I have developed the following ten rules for fellow passengers.
1. If you’re a small woman who stands all of four-foot-three, you do not need to lean your seat all the way back. You just don’t. Especially if the guy behind you is six-foot-three. Have a little consideration.
2. You do not need to speak to your wife next to you in your loudest voice during the entire four hour flight. Especially if you’re an annoying redneck with a mullet speaking to your redneck wife. You just don’t. You’re annoying the entire cabin. A lot.
3. Just because you’re a guy, that doesn’t automatically give you permission to sit with your knees spread four feet apart. No one will think you’re less of a man if you sit with your knees close together. Well, they will but just get over it.
4. You don’t have to constantly gaze at what I’m doing on my laptop during the entire trip. I’m not watching porn. I’m watching back-to-back episodes of Everybody Loves Raymond. That’s it.
(Okay, that was actually me watching my seatmate’s laptop the whole time).
5. Please go pee before you get on the plane. You know that the flight attendants will have the aisles blocked with their beverage carts the moment we reach our cruising altitude. You’ll have the next three hours to pee all you want, so just hold it.
6. If your seatmate (me) has his nose in a book, that means he probably doesn’t want to visit with you. If the book is a 700-page biography of Eleanor Roosevelt, that probably means he’s a very boring person to visit with anyway. Please find something else to occupy your time.
7. When exiting the aircraft, do not suddenly halt the moment you reach the end of the gangway, causing ten passengers to tumble over you. Please proceed just a little further into the terminal before readjusting all your baggage or figuring out where you need to go.
8. The flight attendants are mainly there for our safety in the event of an emergency. Requiring more peanuts hardly constitutes a flight emergency.
9. The airplane is there to fly you from point A to point B; not to provide a fine dining experience. If you find yourself wanting to complain about food, ask yourself this question: “Can your kitchen fly?”
10. If your baby is screeching at the beginning of the flight so loud that it sounds like a psychotic pterodactyl and you’re able to quiet the little one for the rest of the four-hour flight, the airline should award you and yours with free round trip tickets.
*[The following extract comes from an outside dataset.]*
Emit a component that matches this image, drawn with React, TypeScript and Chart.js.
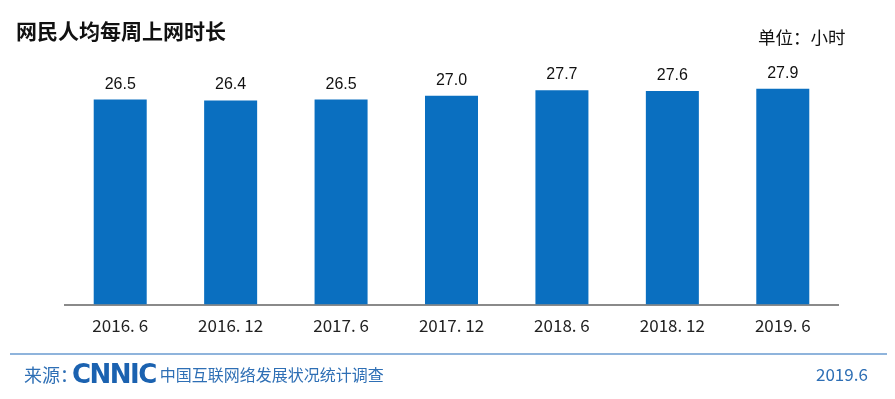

Period.
Now, please turn your attention to the flight attendants for a safety demonstration. . .
4 Comments:
I think Rule #10 is brilliant. *smiles*
Speaking on behalf of FAs worldwide, I giggled and laughed my way all of the way through this....100% true....plus more. Thanks for saying what the rest of us are thinking.
Ha! This was funny!
Lewis: Wow, it's great to get input from a flight attendant! I'm really glad you enjoyed it.